Getting ready for everything as a service

How digital services are transforming enterprise IT requirements.

Published Date: 10 Aug 2016
By: Ethan

Owning or buying stuff is, well, so last-century.

I have piles of old CDs and DVDs gathering dust at home but haven’t owned a DVD player for years and my latest computer doesn’t even have a CD/DVD drive. My iTunes library is empty except for a couple of films and CD titles I bought years ago. Now, I just rely on streaming subscription services like Spotify or Netflix for my entertainment.

I’ve always hated owning cars. Now, I can skip around Paris and other cities using a multi-modal mix of public transport and transportation services delivered by Uber, Zipcar, Autolib, Vélib, Cityscoot etc. I no longer have to worry about residual value, parking, theft, insurance and all the strictures that go with car ownership.

In the business world, IT infrastructure, platforms and software is now delivered as a service.

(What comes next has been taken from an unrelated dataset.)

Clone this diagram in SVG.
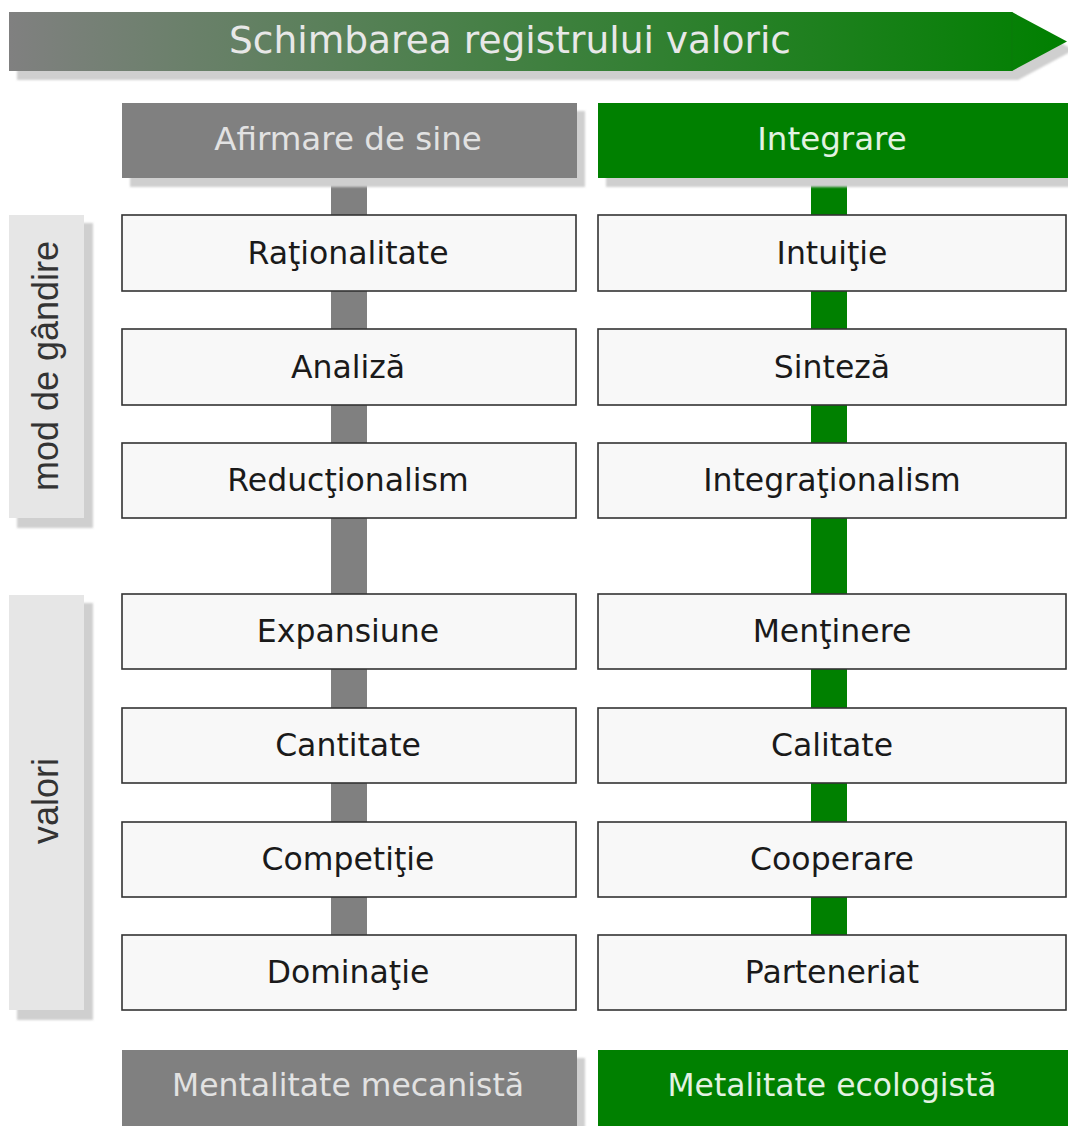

Assets are disappearing from the balance sheet and are being replaced with usage or subscription-based contracts that provide flexibility for businesses to respond more effectively to demand.

Worldwide adoption of these new digital services has been astonishingly rapid. Uber has delivered more than 2 billion rides since it was founded. Netflix and Spotify have respectively 83 million paying subscribers and 30 million paying subscriber worldwide. Amazon Web Services is already a $10 billion business. The Internet of Things, which will transform dumb devices into a plethora of connected self-monitoring objects, is estimated at $1.3 trillion in 2019 by IDC.

The scale of change raised by rapid adoption of these digital services has raised the fear of « uberization » (think of tire-burning taxi drivers in Paris) but the likelihood of stalling the momentum of change is slight.

Who will succeed in this new world of digital services, of everything as a service?

Obviously having a great execution, a strong value proposition and awesome customer service will be important but having powerful monetization systems will also be crucial.

In this new, real-time transactional economy, bloated, complex ERPs will no longer do the job since this new service-driven economy require monetization systems that can provide:

  • Big data capability: New service-based businesses will need to be aggregate and rate trillions of transactions once they start scaling their business. Processing this deluge of data will require the ability to consolidate huge quantities of data into intelligible, financial transactions.
  • Pricing model complexity: Business models will become much more complex. Digital service operators will need to be able to price at a granular level for multiple events and to clearly summarize this data on a unique invoice.
  • Agile marketing solutions: Successful businesses will need to be manage their pricing dynamically in order to react to fast-changing market conditions. Marketing and product teams expect to be able to segment/iterate sophisticated service offers rapidly without needing to go through IT change orders.
  • Cloud scalability: As businesses move to the cloud, their monetization systems will need to follow and be able to provide flexible and scalable solutions. Keeping your billing on premise makes no sense if you’re moving everything else to the cloud.
  • Adapted metrics: The old world of shipping product and recognizing revenue is gone with service-driven business. Systems now need to be dissociate billing from revenue recognition that will occur over time.

So how does your current system stack up? Are you ready for the digital service economy?